On average nationwide, the typical lease is about $1,500 a month or $18,000 annually. But lease rates can vary drastically, “from $400 a month for a paging company on a rural Tennessee site to $3,900 or more for a New England prime highway corridor for a PCS carrier, rates are based upon the location of the tower and the location and size of the antennas and lines as well as the ground space required,” according to the site.

Can you hear me now in Belmont Center?

For AT&T and Verizon – each contacted the church in October 2013 on placing a tower at the church – the area along Pleasant Street which the AT&T representative Peter Cook called by its Massachusetts highway name, Route 60, has been a trouble spot for its customers.

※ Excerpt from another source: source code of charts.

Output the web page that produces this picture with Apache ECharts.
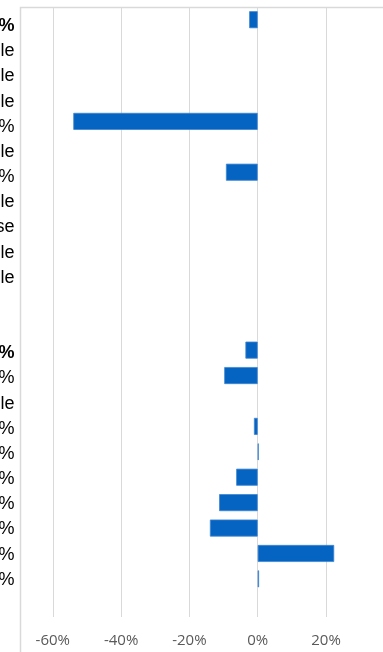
<!DOCTYPE html>
<html>
<head>
<meta charset="utf-8">
<script src="https://cdn.jsdelivr.net/npm/echarts@6/dist/echarts.min.js"></script>
<style>
  html, body { margin: 0; padding: 0; background: #ffffff; }
  #chart { width: 383px; height: 652px; }
</style>
</head>
<body>
<div id="chart"></div>
<script>
// Row labels (table column to the left of the chart), top to bottom
const rowLabels = [
  '-2.5%', 'Not applicable', 'Not applicable', 'Not applicable', '-54.0%',
  'Not applicable', '-9.3%', 'Not applicable', 'Not in use', 'Not applicable',
  'Not applicable', '', '',
  '-3.6%', '-9.8%', 'Not applicable', '-1.1%', '0.3%', '-6.3%',
  '-11.3%', '-14.0%', '22.4%', '0.4%', ''
];
// Rows printed in bold (group totals)
const boldRows = [0, 13];
// Percentage change per row; null where there is no value
const changes = [
  -2.5, null, null, null, -54.0,
  null, -9.3, null, null, null,
  null, null, null,
  -3.6, -9.8, null, -1.1, 0.3, -6.3,
  -11.3, -14.0, 22.4, 0.4, null
];
// Value-axis ticks
const tickValues = [-80, -60, -40, -20, 0, 20, 40];

const chart = echarts.init(document.getElementById('chart'), null, { renderer: 'canvas' });

const gridLine = '#d9d9d9';

chart.setOption({
  animation: false,
  backgroundColor: '#ffffff',
  grid: [
    { left: -15.5, right: -11.3, top: 7, bottom: 35, outerBoundsMode: 'none', containLabel: false },
    { left: 14.5, width: 10, top: 13.6, height: 604, outerBoundsMode: 'none', containLabel: false }
  ],
  xAxis: [
    {
      type: 'value',
      gridIndex: 0,
      min: tickValues[0],
      max: tickValues[tickValues.length - 1],
      interval: tickValues[1] - tickValues[0],
      axisLine: { show: false },
      axisTick: { show: false },
      splitLine: { show: true, lineStyle: { color: gridLine, width: 1 } },
      axisLabel: {
        showMinLabel: false,
        showMaxLabel: false,
        margin: 16,
        color: '#595959',
        fontFamily: 'Open Sans',
        fontSize: 15,
        formatter: v => v + '%'
      }
    },
    { type: 'value', gridIndex: 1, show: false }
  ],
  yAxis: [
    {
      type: 'category',
      gridIndex: 0,
      inverse: true,
      data: rowLabels.map((_, i) => 'row' + i),
      axisLine: { show: false },
      axisTick: { show: false },
      axisLabel: { show: false },
      splitLine: { show: false }
    },
    {
      type: 'category',
      gridIndex: 1,
      inverse: true,
      data: rowLabels,
      axisLine: { show: false },
      axisTick: { show: false },
      splitLine: { show: false },
      axisLabel: {
        margin: 0,
        align: 'right',
        color: '#000000',
        fontFamily: 'Liberation Sans',
        fontSize: 18,
        interval: 0,
        formatter: (value, index) => boldRows.includes(index) ? '{b|' + value + '}' : value,
        rich: {
          b: { fontWeight: 'bold', fontFamily: 'Liberation Sans', fontSize: 18, color: '#000000' }
        }
      }
    }
  ],
  series: [
    {
      type: 'bar',
      xAxisIndex: 0,
      yAxisIndex: 0,
      data: changes,
      barCategoryGap: '33%',
      itemStyle: {
        color: '#0563c1',
        borderColor: '#3f86d2',
        borderWidth: 0.8
      }
    }
  ],
  graphic: [
    {
      type: 'polyline',
      silent: true,
      shape: { points: [[20.5, 652], [20.5, 7.5], [383, 7.5]] },
      style: { stroke: gridLine, lineWidth: 1.5, fill: null }
    }
  ]
});
</script>
</body>
</html>
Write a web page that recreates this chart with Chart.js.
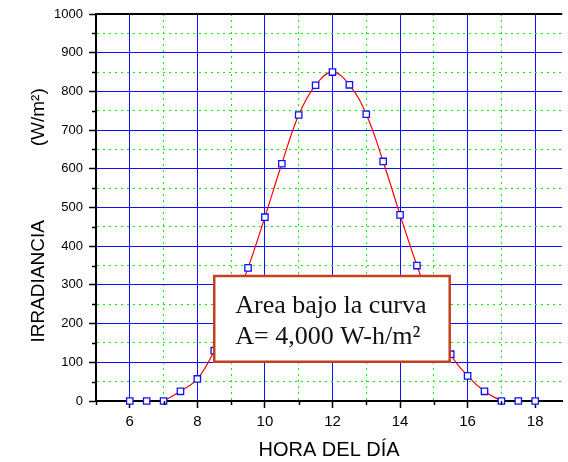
<!DOCTYPE html>
<html>
<head>
<meta charset="utf-8">
<script src="https://cdn.jsdelivr.net/npm/chart.js@4/dist/chart.umd.min.js"></script>
<style>
  html, body { margin: 0; padding: 0; background: #fff; }
  canvas { display: block; }
</style>
</head>
<body>
<canvas id="irrChart" width="568" height="462"></canvas>
<script>
// horas del dia y irradiancia medida (W/m2)
const horas = [6, 6.5, 7, 7.5, 8, 8.5, 9, 9.5, 10, 10.5, 11, 11.5, 12, 12.5, 13, 13.5, 14, 14.5, 15, 15.5, 16, 16.5, 17, 17.5, 18];
const irradiancia = [0, 0, 0, 25, 57, 130, 230, 344, 475, 613, 739, 816, 850, 817, 741, 619, 481, 350, 230, 121, 65, 25, 0, 0, 0];
// tramo de la curva ajustada
const curvaDesde = 7;
const curvaHasta = 17;

const xTickLabels = [6, 8, 10, 12, 14, 16, 18];
const yTickLabels = [0, 100, 200, 300, 400, 500, 600, 700, 800, 900, 1000];

const notaTexto = ['Area bajo la curva', 'A= 4,000 W-h/m²'];
const notaX = [8.5, 15.47];
const notaY = [101.5, 323];

const AZUL = '#1010ff';
const VERDE = '#00ee00';

const puntos = horas.map((h, i) => ({ x: h, y: irradiancia[i] }));
const curva = puntos.filter(p => p.x >= curvaDesde && p.x <= curvaHasta);

// ticks menores, marco superior y recuadro de texto
const extras = {
  id: 'extras',
  afterDatasetsDraw(chart) {
    const { ctx, chartArea: a, scales: { x, y } } = chart;
    ctx.save();
    ctx.strokeStyle = '#000';
    ctx.lineWidth = 2;
    ctx.beginPath();
    ctx.moveTo(a.left - 1, a.top);
    ctx.lineTo(a.right, a.top);
    ctx.stroke();

    ctx.lineWidth = 1.5;
    x.ticks.forEach(t => {
      if (t.value % 2 === 0) return;
      const px = Math.round(x.getPixelForValue(t.value)) + 0.5;
      ctx.beginPath();
      ctx.moveTo(px, a.bottom);
      ctx.lineTo(px, a.bottom + 4);
      ctx.stroke();
    });
    y.ticks.forEach(t => {
      if (t.value % 100 === 0) return;
      const py = Math.round(y.getPixelForValue(t.value)) + 0.5;
      ctx.beginPath();
      ctx.moveTo(a.left, py);
      ctx.lineTo(a.left - 4, py);
      ctx.stroke();
    });

    const l = x.getPixelForValue(notaX[0]);
    const r = x.getPixelForValue(notaX[1]);
    const t = y.getPixelForValue(notaY[1]);
    const b = y.getPixelForValue(notaY[0]);
    ctx.fillStyle = '#fff';
    ctx.fillRect(l, t, r - l, b - t);
    ctx.strokeStyle = '#c8401c';
    ctx.lineWidth = 2.5;
    ctx.strokeRect(l, t, r - l, b - t);
    ctx.fillStyle = '#111';
    ctx.font = '26px "Liberation Serif", "Times New Roman", serif';
    ctx.textBaseline = 'alphabetic';
    ctx.textAlign = 'left';
    ctx.fillText(notaTexto[0], l + 21, t + 37);
    ctx.fillText(notaTexto[1], l + 21, t + 68);
    ctx.restore();
  }
};

const ctx = document.getElementById('irrChart').getContext('2d');
new Chart(ctx, {
  type: 'line',
  data: {
    datasets: [
      {
        label: 'Medidas',
        data: puntos,
        showLine: false,
        pointStyle: 'rect',
        pointRadius: 4.5,
        pointBorderColor: AZUL,
        pointBackgroundColor: '#fff',
        pointBorderWidth: 1.3,
        clip: false,
        order: 0
      },
      {
        label: 'Curva',
        data: curva,
        borderColor: '#ff0000',
        borderWidth: 1.2,
        tension: 0.4,
        fill: false,
        pointRadius: 0,
        order: 1
      }
    ]
  },
  options: {
    responsive: false,
    animation: false,
    layout: { padding: { top: 14, right: 0, bottom: 0, left: 0 } },
    plugins: {
      legend: { display: false },
      tooltip: { enabled: false }
    },
    scales: {
      x: {
        type: 'linear',
        min: 5,
        max: 18.8,
        afterFit: s => { s.height = 61; },
        ticks: {
          stepSize: 1,
          includeBounds: false,
          autoSkip: false,
          maxRotation: 0,
          padding: 5,
          color: '#000',
          font: { family: 'Arial, "Liberation Sans", sans-serif', size: 15 },
          callback: v => xTickLabels.includes(v) ? String(v) : ''
        },
        grid: {
          color: c => (c.tick && c.tick.value % 2 === 0) ? AZUL : VERDE,
          lineWidth: 1,
          tickLength: 7,
          tickWidth: 1.5,
          tickColor: c => (c.tick && c.tick.value % 2 === 0) ? '#000' : 'rgba(0,0,0,0)'
        },
        border: {
          color: '#000',
          width: 2,
          dash: c => (c.tick && c.tick.value % 2 !== 0) ? [2, 4] : []
        },
        title: {
          display: true,
          text: 'HORA DEL DÍA',
          color: '#000',
          padding: { top: 0, bottom: 0 },
          font: { family: 'Arial, "Liberation Sans", sans-serif', size: 20 }
        }
      },
      y: {
        type: 'linear',
        min: 0,
        max: 1000,
        afterFit: s => { s.width = 96; },
        ticks: {
          stepSize: 50,
          autoSkip: false,
          padding: 6,
          color: '#000',
          font: { family: 'Arial, "Liberation Sans", sans-serif', size: 13 },
          callback: v => yTickLabels.includes(v) ? String(v) : ''
        },
        grid: {
          color: c => (c.tick && c.tick.value % 100 === 0) ? AZUL : VERDE,
          lineWidth: 1,
          tickLength: 7,
          tickWidth: 1.5,
          tickColor: c => (c.tick && c.tick.value % 100 === 0) ? '#000' : 'rgba(0,0,0,0)'
        },
        border: {
          color: '#000',
          width: 2,
          dash: c => (c.tick && c.tick.value % 100 !== 0) ? [2, 4] : []
        },
        title: {
          display: true,
          text: 'IRRADIANCIA' + ' '.repeat(14) + '(W/m²)' + '   ',
          color: '#000',
          padding: { top: 27, bottom: 0 },
          font: { family: 'Arial, "Liberation Sans", sans-serif', size: 19 }
        }
      }
    }
  },
  plugins: [extras]
});
</script>
</body>
</html>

“We do have problems on 60 and in Belmont Center,” said Cook, noting that his company has been “looking for several years for an ideal location to serve a lot of customers and businesses.”

And it’s not that Belmont is bereft of cell towers. The Town of Homes has nine existing cell towers; two in Belmont Center (at Belmont Police headquarters and on top of Belmont Savings Bank), a giant tower adjacent to the new Highland Cemetery on Concord Avenue and one atop of 125 Trapelo Road in Cushing Square which handles the four largest cell providers (AT&T, Verizon, T-Mobile and Sprint).

“It’s not as if this is new technology to Belmont,” said Kassaraba.

If the church does decide to move forward, the would only need approval from the Planning Board to secure permission to place the cellular equipment into the steeple.

But for several in attendance, the cell tower on Pleasant Street is unnecessary and potentially harmful to those who will live within the most concentrated areas.

While saying she is for “progress,” for Elfriede Anderson, who has lived for 40 years on Pleasant Street, added “that I am also for health.” She contended that the cellular service is very good around Belmont Center – she conducts a great deal of business overseas with her mobile phone from home – and if the problem is calls being dropped in other parts of town, “they should put [a tower] up there.”

“I don’t think as a congregation that your mission should be above the health of the community,” said Anderson, who has been successfully treated for cancer.

Kassaraba countered by citing international, US and the town’s Health Board to claim that in the 15 years cell phone towers have proliferated, “there have been no adverse health impact.”

“We would not have considered this move if we had concerns of health issues,” said Kassaraba, noting that one is on the roof of a large and populated apartment building at the Hills Estates in east Belmont.

But critics point to a study that reportedly established a direct link between 7,000 cancer deaths in Belo Horizonte, Brazil’s third largest city, with that city’s cell phone network.

Noting that there is a significant number of children who use the church for after-school studying and as a preschool, Annie Wang said that 15 years are likely too short of a time to determine if “many chronic diseases” will be triggered by the radio frequency fields used to transmit the data and calls to personal devices.

“It’s not enough time to determine the potential harm, in particular for children,” said Wang.

Dr. Don Haes, a radiation safety consultant working for the church, said the level of radio fields transmitted from the steeple tower – directed towards Belmont Center and along Pleasant Street – would be, at .08 watts per kilogram, less than 1 percent of what is allowed under current safety guidelines.

While few minds were made up by the end of the meeting, Kassaraba said the church’s objective for the meeting was to show the community “that we want this to be a transparent decision, that we did not want to exclude anyone who has concerns with the process.”